Can you transcribe every line exactly and leave the pictures behind?

┌─ Supplied information

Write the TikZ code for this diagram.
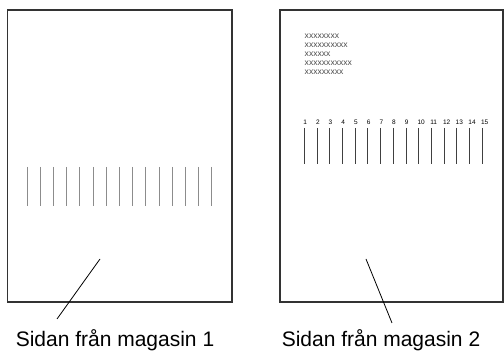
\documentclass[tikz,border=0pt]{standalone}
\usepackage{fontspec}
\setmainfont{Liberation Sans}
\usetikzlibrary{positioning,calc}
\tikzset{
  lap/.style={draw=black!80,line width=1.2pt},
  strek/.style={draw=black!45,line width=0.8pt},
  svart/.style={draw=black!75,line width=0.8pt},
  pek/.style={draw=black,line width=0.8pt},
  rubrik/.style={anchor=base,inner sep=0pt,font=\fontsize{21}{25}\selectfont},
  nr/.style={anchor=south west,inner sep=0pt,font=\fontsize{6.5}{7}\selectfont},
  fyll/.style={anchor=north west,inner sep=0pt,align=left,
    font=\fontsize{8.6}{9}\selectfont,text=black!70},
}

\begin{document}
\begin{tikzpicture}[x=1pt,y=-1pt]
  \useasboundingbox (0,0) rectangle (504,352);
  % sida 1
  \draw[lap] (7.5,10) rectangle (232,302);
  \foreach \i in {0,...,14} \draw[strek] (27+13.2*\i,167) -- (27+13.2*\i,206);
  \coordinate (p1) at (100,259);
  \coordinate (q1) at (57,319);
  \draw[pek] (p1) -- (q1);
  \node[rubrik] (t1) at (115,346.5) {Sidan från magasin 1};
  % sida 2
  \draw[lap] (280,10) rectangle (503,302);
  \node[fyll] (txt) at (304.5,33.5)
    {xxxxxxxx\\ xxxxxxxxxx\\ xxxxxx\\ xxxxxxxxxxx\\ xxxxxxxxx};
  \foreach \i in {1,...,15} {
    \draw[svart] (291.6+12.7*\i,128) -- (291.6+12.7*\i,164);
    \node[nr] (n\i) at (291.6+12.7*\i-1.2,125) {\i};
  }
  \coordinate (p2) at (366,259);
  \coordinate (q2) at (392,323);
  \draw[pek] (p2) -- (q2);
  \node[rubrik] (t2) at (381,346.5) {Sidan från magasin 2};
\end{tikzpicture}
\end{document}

└─

• Result
Write the TikZ code for this diagram.
\documentclass[tikz,border=0pt]{standalone}
\usepackage{fontspec}
\setmainfont{Liberation Sans}
\usetikzlibrary{positioning,calc}
\tikzset{
  lap/.style={draw=black!80,line width=1.2pt},
  strek/.style={draw=black!45,line width=0.8pt},
  svart/.style={draw=black!75,line width=0.8pt},
  pek/.style={draw=black,line width=0.8pt},
  rubrik/.style={anchor=base,inner sep=0pt,font=\fontsize{21}{25}\selectfont},
  nr/.style={anchor=south west,inner sep=0pt,font=\fontsize{6.5}{7}\selectfont},
  fyll/.style={anchor=north west,inner sep=0pt,align=left,
    font=\fontsize{8.6}{9}\selectfont,text=black!70},
}

\begin{document}
\begin{tikzpicture}[x=1pt,y=-1pt]
  \useasboundingbox (0,0) rectangle (504,352);
  % sida 1
  \draw[lap] (7.5,10) rectangle (232,302);
  \foreach \i in {0,...,14} \draw[strek] (27+13.2*\i,167) -- (27+13.2*\i,206);
  \coordinate (p1) at (100,259);
  \coordinate (q1) at (57,319);
  \draw[pek] (p1) -- (q1);
  \node[rubrik] (t1) at (115,346.5) {Sidan från magasin 1};
  % sida 2
  \draw[lap] (280,10) rectangle (503,302);
  \node[fyll] (txt) at (304.5,33.5)
    {xxxxxxxx\\ xxxxxxxxxx\\ xxxxxx\\ xxxxxxxxxxx\\ xxxxxxxxx};
  \foreach \i in {1,...,15} {
    \draw[svart] (291.6+12.7*\i,128) -- (291.6+12.7*\i,164);
    \node[nr] (n\i) at (291.6+12.7*\i-1.2,125) {\i};
  }
  \coordinate (p2) at (366,259);
  \coordinate (q2) at (392,323);
  \draw[pek] (p2) -- (q2);
  \node[rubrik] (t2) at (381,346.5) {Sidan från magasin 2};
\end{tikzpicture}
\end{document}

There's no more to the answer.